Blood cultures have confirmed that she has a bacterial infection – staph epidermidis. She’s had this before, it’s a common infection found on most people but with somebody with a port it can cause complications. She is now on two IV antibiotics – one to specifically treat the staph epidermidis and another type which treats a wide range of infections (‘Domestos’ antibiotic). This infection is unlikely to have caused her liver and blood problems but could become a concern if it gets worse.

Her skin is still red, angry, crusting and peeling off, as it has been the most of the week. It seems more likely now that the antifungal drug, voriconazole, has been the cause of the problem. It has made her skin extremely sensitive and the hot sunshine we’ve had over the last 3 to 4 weeks has meant that her skin has reacted in this way. She is in a lot of pain but her temperature is normal (the one good sign!). She has been extremely brave today, having her face cleaned, which was very, very painful.
It’s also important that her bowels are working properly and that she isn’t being sick so she’s on regular laxatives and anti emetics. Her u and e (urea and electrolyte) are being closely monitored and due to low potassium she is on IV fluids with added potassium.

20130615-185852.jpgShe improved over the day, had a relatively good night and is much more alert this morning (although she is very, very, very grumpy!). Hardly surprising, given the amount of pain she must be in, despite frequent pain relief.

Before Thursday afternoon, when she seemed to deteriorate slightly, it was thought we might get home on Friday.
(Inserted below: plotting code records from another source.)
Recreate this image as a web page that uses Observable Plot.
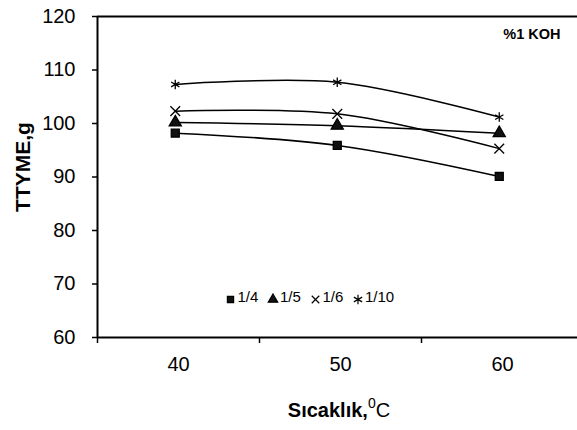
<!DOCTYPE html>
<html><head><meta charset="utf-8">
<script src="https://cdn.jsdelivr.net/npm/d3@7"></script>
<script src="https://cdn.jsdelivr.net/npm/@observablehq/plot@0.6"></script>
<style>body{margin:0;background:#fff;} svg{font-family:"Liberation Sans",Arial,sans-serif;}</style>
</head><body><div id="chart"></div>
<script>
const temps = [40, 50, 60];
const seriesNames = ["1/4", "1/5", "1/6", "1/10"];
const seriesSymbols = ["square", "triangle", "times", "asterisk"];
const v14 = [98.2, 95.9, 90.1];
const v15 = [100.2, 99.6, 98.2];
const v16 = [102.3, 101.8, 95.3];
const v110 = [107.3, 107.7, 101.2];
const yTicks = [60, 70, 80, 90, 100, 110, 120];
const xTickLabels = [40, 50, 60];
const xTickMarks = [35, 45, 55];

const allVals = [v14, v15, v16, v110];
const data = [];
allVals.forEach((vals, si) => vals.forEach((v, i) => data.push({series: seriesNames[si], sym: seriesSymbols[si], t: temps[i] - 0.2, v})));
const isFilled = s => s === "square" || s === "triangle";
const FONT = "'Liberation Sans',Arial,sans-serif";

const legendMarks = seriesNames.flatMap((s, i) => [
  Plot.dot([s], {frameAnchor: "bottom-left", dx: 133 + i * 42.5, dy: -38, symbol: () => seriesSymbols[i], r: seriesSymbols[i] === "asterisk" ? 4.5 : 3.5,
    fill: isFilled(seriesSymbols[i]) ? "#111" : "none", stroke: "#000", strokeWidth: 1.2}),
  Plot.text([s], {frameAnchor: "bottom-left", dx: 140 + i * 42.5, dy: -36, text: d => d, textAnchor: "start",
    fontSize: 15, fontFamily: FONT, fill: "#000"})
]);

const plot = Plot.plot({
  width: 577, height: 430,
  marginLeft: 97, marginTop: 16, marginBottom: 93, marginRight: 0,
  x: {domain: [35, 65], range: [97, 583], axis: null},
  y: {domain: [60, 120], axis: null},
  symbol: {domain: seriesSymbols, range: seriesSymbols},
  marks: [
    Plot.ruleY([120], {x1: 35, x2: 65, stroke: "#000", strokeWidth: 2}),
    Plot.ruleY([60], {x1: 35, x2: 65, stroke: "#000", strokeWidth: 2}),
    Plot.ruleX([35], {y1: 60, y2: 120, stroke: "#000", strokeWidth: 2}),
    Plot.ruleY(yTicks, {y: d => d, x1: 35, x2: 35, insetLeft: -5, stroke: "#000", strokeWidth: 1.5}),
    Plot.text(yTicks, {y: d => d, text: d => String(d), frameAnchor: "left", dx: -22, textAnchor: "end", fontSize: 20, fontFamily: FONT, fill: "#000"}),
    Plot.ruleX(xTickMarks, {x: d => d, y1: 60, y2: 60, stroke: "#000", strokeWidth: 1.5, insetBottom: -6}),
    Plot.text(xTickLabels, {x: d => d, text: d => String(d), frameAnchor: "bottom", dy: 33, fontSize: 20, fontFamily: FONT, fill: "#000"}),
    Plot.line(data, {x: "t", y: "v", z: "series", curve: "catmull-rom", stroke: "#000", strokeWidth: 1.5}),
    Plot.dot(data, {x: "t", y: "v", symbol: "sym", r: 4.5, fill: d => isFilled(d.sym) ? "#111" : "none", stroke: "#000", strokeWidth: 1.3}),
    ...legendMarks,
    Plot.text(["%1 KOH"], {frameAnchor: "top-right", dx: -17, dy: 12, text: d => d, textAnchor: "end", fontSize: 14.5, fontWeight: "bold", fill: "#000"})
  ]
});
const svg = d3.select(plot);
svg.append("text")
  .attr("transform", "translate(30,167) rotate(-90)")
  .attr("text-anchor", "middle").attr("font-size", 21).attr("font-weight", "bold")
  .attr("font-family", FONT)
  .text("TTYME,g");
const xl = svg.append("text")
  .attr("x", 339).attr("y", 417)
  .attr("text-anchor", "middle").attr("font-size", 20).attr("font-weight", "bold")
  .attr("font-family", FONT);
xl.append("tspan").text("Sıcaklık,");
xl.append("tspan").attr("dy", -9).attr("font-size", 14).attr("font-weight", "normal").text("0");
xl.append("tspan").attr("dy", 9).attr("font-weight", "normal").text("C");
document.getElementById("chart").append(plot);
</script></body></html>
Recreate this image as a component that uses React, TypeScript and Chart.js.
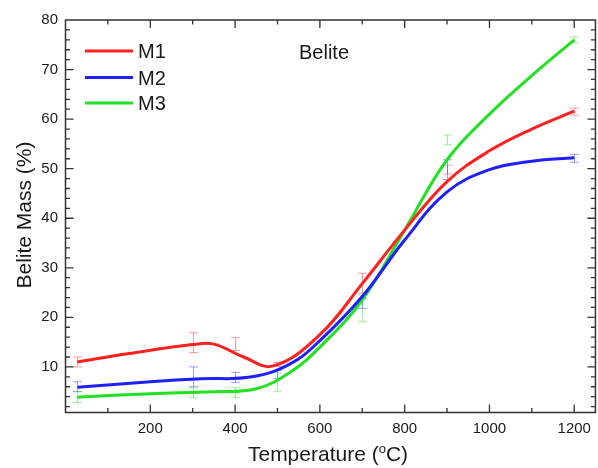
import { useEffect, useRef } from "react";
import { Chart, registerables } from "chart.js";
Chart.register(...registerables);

const SERIES_NAMES = ["M1", "M2", "M3"];
const SERIES_COLORS = ["#ff2020", "#1f1fff", "#22e022"];
const ERR_COLORS = ["rgba(255,40,40,0.45)", "rgba(40,40,255,0.45)", "rgba(30,220,30,0.45)"];

// smoothed curves
const M1_CURVE_X = [28, 150, 300, 350, 420, 490, 600, 700, 800, 900, 1000, 1100, 1200];
const M1_CURVE = [11.0, 12.7, 14.5, 14.6, 12.0, 10.2, 16.5, 26.8, 37.6, 47.4, 53.6, 58.0, 61.6];
const M2_CURVE_X = [28, 200, 320, 440, 530, 600, 700, 800, 900, 1000, 1100, 1200];
const M2_CURVE = [5.9, 7.0, 7.6, 8.0, 10.6, 15.3, 24.2, 35.6, 45.3, 49.8, 51.5, 52.2];
const M3_CURVE_X = [28, 200, 350, 450, 530, 600, 700, 800, 900, 1000, 1100, 1200];
const M3_CURVE = [3.9, 4.6, 5.0, 5.6, 8.9, 14.0, 23.5, 37.6, 51.8, 61.0, 68.8, 76.0];

// measured points with error bars
const ERR_X = [28, 300, 400, 500, 700, 900, 1200];
const M1_MEAN = [11.0, 14.9, 14.6, 10.5, 26.9, 49.8, 61.5];
const M1_ERR = [1.0, 2.0, 1.3, 0.4, 2.0, 0.9, 0.7];
const M2_MEAN = [6.0, 8.0, 7.9, 8.5, 22.8, 49.8, 52.1];
const M2_ERR = [1.0, 2.0, 1.0, 0.8, 1.0, 2.0, 0.8];
const M3_MEAN = [3.9, 4.8, 4.8, 6.9, 21.8, 55.8, 76.0];
const M3_ERR = [1.1, 1.0, 1.0, 1.9, 2.7, 1.0, 0.6];

const X_TICKS = [200, 400, 600, 800, 1000, 1200];
const Y_TICKS = [10, 20, 30, 40, 50, 60, 70, 80];
const X_MINOR_STEP = 100;
const Y_MINOR_STEP = 2;

const CURVE_XS = [M1_CURVE_X, M2_CURVE_X, M3_CURVE_X];
const CURVES = [M1_CURVE, M2_CURVE, M3_CURVE];
const MEANS = [M1_MEAN, M2_MEAN, M3_MEAN];
const ERRS = [M1_ERR, M2_ERR, M3_ERR];

const FONT = "'Liberation Sans', Arial, sans-serif";
const AXIS_COLOR = "#333";

const decorPlugin = {
  id: "decor",
  beforeDatasetsDraw(chart: any) {
    const { ctx } = chart;
    const x = chart.scales.x;
    const y = chart.scales.y;
    ctx.save();
    ctx.lineWidth = 1;
    MEANS.forEach((mean, s) => {
      ctx.strokeStyle = ERR_COLORS[s];
      mean.forEach((m, i) => {
        const px = Math.round(x.getPixelForValue(ERR_X[i])) + 0.5;
        const top = y.getPixelForValue(m + ERRS[s][i]);
        const bot = y.getPixelForValue(m - ERRS[s][i]);
        ctx.beginPath();
        ctx.moveTo(px, top);
        ctx.lineTo(px, bot);
        ctx.moveTo(px - 4.5, top);
        ctx.lineTo(px + 4.5, top);
        ctx.moveTo(px - 4.5, bot);
        ctx.lineTo(px + 4.5, bot);
        ctx.stroke();
      });
    });
    ctx.restore();
  },
  afterDraw(chart: any) {
    const { ctx, chartArea } = chart;
    const x = chart.scales.x;
    const y = chart.scales.y;
    const { left, right, top, bottom } = chartArea;
    ctx.save();
    ctx.strokeStyle = AXIS_COLOR;
    ctx.lineWidth = 1.5;
    ctx.strokeRect(left, top, right - left, bottom - top);
    ctx.lineWidth = 1.3;
    const MAJ = 8;
    const MIN = 4.5;
    ctx.beginPath();
    for (let v = Math.ceil(x.min / X_MINOR_STEP) * X_MINOR_STEP; v <= x.max; v += X_MINOR_STEP) {
      if (v <= x.min) continue;
      const len = X_TICKS.includes(v) ? MAJ : MIN;
      const px = x.getPixelForValue(v);
      ctx.moveTo(px, bottom);
      ctx.lineTo(px, bottom - len);
      ctx.moveTo(px, top);
      ctx.lineTo(px, top + len);
    }
    for (let v = Math.ceil(y.min / Y_MINOR_STEP) * Y_MINOR_STEP; v < y.max; v += Y_MINOR_STEP) {
      const len = Y_TICKS.includes(v) ? MAJ : MIN;
      const py = y.getPixelForValue(v);
      ctx.moveTo(left, py);
      ctx.lineTo(left + len, py);
      ctx.moveTo(right, py);
      ctx.lineTo(right - len, py);
    }
    ctx.stroke();

    // legend
    ctx.lineWidth = 3;
    ctx.font = `20px ${FONT}`;
    ctx.textBaseline = "middle";
    ctx.textAlign = "left";
    const legY = [51, 77.5, 103];
    SERIES_NAMES.forEach((name, i) => {
      ctx.strokeStyle = SERIES_COLORS[i];
      ctx.beginPath();
      ctx.moveTo(85, legY[i]);
      ctx.lineTo(133, legY[i]);
      ctx.stroke();
      ctx.fillStyle = "#1a1a1a";
      ctx.fillText(name, 138, legY[i] + 1.5);
    });
    ctx.fillText("Belite", 299, 53.5);

    // x title with superscript
    ctx.textBaseline = "alphabetic";
    const big = `21px ${FONT}`;
    const small = `13px ${FONT}`;
    const p1 = "Temperature (";
    const p2 = "o";
    const p3 = "C)";
    ctx.font = big;
    const w1 = ctx.measureText(p1).width;
    const w3 = ctx.measureText(p3).width;
    ctx.font = small;
    const w2 = ctx.measureText(p2).width;
    const total = w1 + w2 + w3;
    let sx = 328 - total / 2;
    const base = 461;
    ctx.font = big;
    ctx.fillText(p1, sx, base);
    sx += w1;
    ctx.font = small;
    ctx.fillText(p2, sx, base - 8);
    sx += w2;
    ctx.font = big;
    ctx.fillText(p3, sx, base);

    // y title
    ctx.save();
    ctx.translate(31, 215);
    ctx.rotate(-Math.PI / 2);
    ctx.font = `21px ${FONT}`;
    ctx.textAlign = "center";
    ctx.fillText("Belite Mass (%)", 0, 0);
    ctx.restore();
    ctx.restore();
  },
};

export default function App() {
  const ref = useRef<HTMLCanvasElement>(null);
  useEffect(() => {
    document.body.style.margin = "0";
    const canvas = ref.current;
    if (!canvas) return;
    const chart = new Chart(canvas, {
      type: "line",
      data: {
        datasets: SERIES_NAMES.map((name, s) => ({
          label: name,
          data: CURVE_XS[s].map((xv, i) => ({ x: xv, y: CURVES[s][i] })),
          borderColor: SERIES_COLORS[s],
          backgroundColor: SERIES_COLORS[s],
          borderWidth: 3,
          pointRadius: 0,
          fill: false,
          tension: 0.4,
        })),
      },
      options: {
        animation: false,
        responsive: false,
        devicePixelRatio: 1,
        layout: { padding: { top: 20, right: 2, left: 0, bottom: 0 } },
        plugins: { legend: { display: false }, tooltip: { enabled: false } },
        scales: {
          x: {
            type: "linear",
            min: 0,
            max: 1250,
            grid: { display: false, drawTicks: false },
            border: { display: false },
            ticks: {
              autoSkip: false,
              maxRotation: 0,
              padding: 7,
              color: "#1a1a1a",
              font: { family: FONT, size: 15 },
              callback: (v: any) => String(v),
            },
            afterBuildTicks: (s: any) => {
              s.ticks = X_TICKS.map((v) => ({ value: v }));
            },
            afterFit: (s: any) => {
              s.height = 55.5;
            },
          },
          y: {
            type: "linear",
            min: 0.8,
            max: 80,
            grid: { display: false, drawTicks: false },
            border: { display: false },
            ticks: {
              autoSkip: false,
              padding: 7.5,
              color: "#1a1a1a",
              font: { family: FONT, size: 15 },
              callback: (v: any) => String(v),
            },
            afterBuildTicks: (s: any) => {
              s.ticks = Y_TICKS.map((v) => ({ value: v }));
            },
            afterFit: (s: any) => {
              s.width = 65.5;
            },
          },
        },
      },
      plugins: [decorPlugin],
    });
    return () => chart.destroy();
  }, []);
  return (
    <div style={{ width: 598, height: 468 }}>
      <canvas ref={ref} width={598} height={468} style={{ display: "block" }} />
    </div>
  );
}
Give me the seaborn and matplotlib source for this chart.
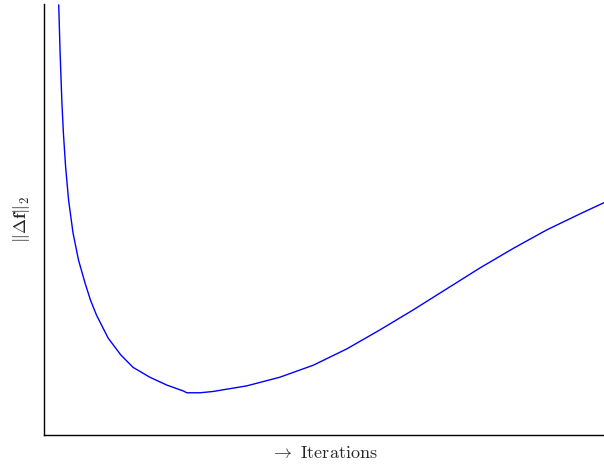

But the way she has been since then means that we will certainly not be going home until she is much improved.

We are very lucky to be here in sick kids where they have such amazing staff. The doctors are looking closely at all of her previous significant episodes, trying to establish any kind of pattern. What seems to be emerging as a possibility is that whenever Anna has any kind of trauma (infection or in this case her skin), her body responds in a similar way. Her liver function drops, red blood count falls dramatically, the inflammation marker in her body rises and, in previous episodes, her blood sugar has plummeted. This time It seems either it’s been caught earlier or the trauma is not so bad. And it means in future we will all be better prepared to deal with these kinds of episodes.

Anna has undoubtedly had one of her more difficult weeks but she has managed to smile three times – once with mark the play volunteer, once with the clown doctors and once with Stevie the clown.